Tuesday, 26 April 2022

From Monopoly to Triopoly

The zero -sum game of Monopoly represents the world economy as-we-know-it today. Players participate in the game for what they can get out of it, regardless of the costs to others and the planet. The game has an interesting history.

In the late 19th century Quaker followers of the American alternative economist Henry George devised a series of board games to facilitate discussion of practical ways to bring about system-wide reform of the entire political economy. The boards represented key institutions and landmarks of their local municipalities, and the debate sought to engineer practical alternatives to the centralisation of control of the political economy by elite players.

The games were drawn up in a wide variety of locations throughout the English-speaking world, over a period of several decades. They were played in three stages. Phase One showed the zero-sum game as it was emerging in the late 19th and early 20th centuries. Phases Two and Three demonstrated how the rules could be adapted to create a win-win political economy, a just and fair society for all. In 1935 Phase One of the Landlords Game was adapted and marketed as Monopoly.

In the late 1990s, members of the Bromsgrove Group came across Brer Fox and Brer Rabbit, a Scottish version of the Landlords Games. Several versions of the game were drawn up, played and discussed around the UK in the early years of this century. One version has been available for some years at the very bottom of the SOCIAL ART page of https://www.douglassocialcredit.com/ .

Wherever in the world we happen to be living at the moment, it would seem to be a good plan to explore the local land and institutions through which we are supplied with the everyday necessities of life. Three phases of group discussion suggested are:

Compare and contrast Monopoly and Brer Fox and Brer Rabbit. Note especially that the banker is not present on the Monopoly board. Yet he holds all the money and the property cards - quite literally. He hands out the money, and creates more when it runs short. Note on the Brer Fox board squares representing Mother Earth, the Bank, the Poorhouse and the moors, common land and farmland. Nothing lives on the Monopoly board.

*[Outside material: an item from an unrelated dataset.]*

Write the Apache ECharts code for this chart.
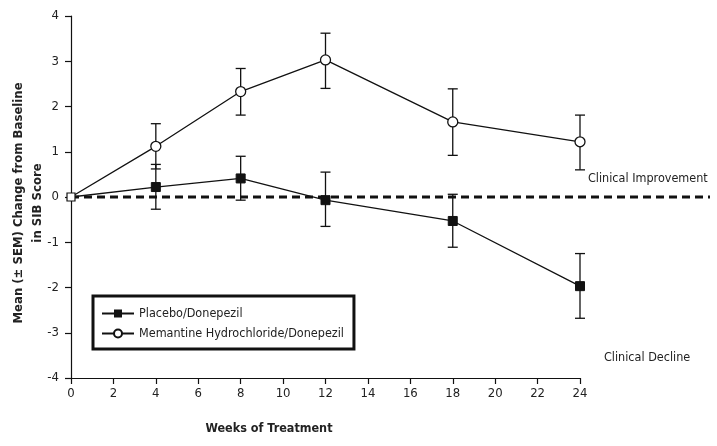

How did your local political economy look in 1913? Using local histories and maps, draw up a board reflecting the politics, economics and culture of the local town or municipality where you currently live.

How does your local political economy relate to the corporate world of monopoly capitalism?

The plan is not to provide a ready-made blueprint for the future, but to stimulate discussion leading to consolidation of practical action towards 'triopoly', a Threefold Social Order as envisaged by Rudolf Steiner.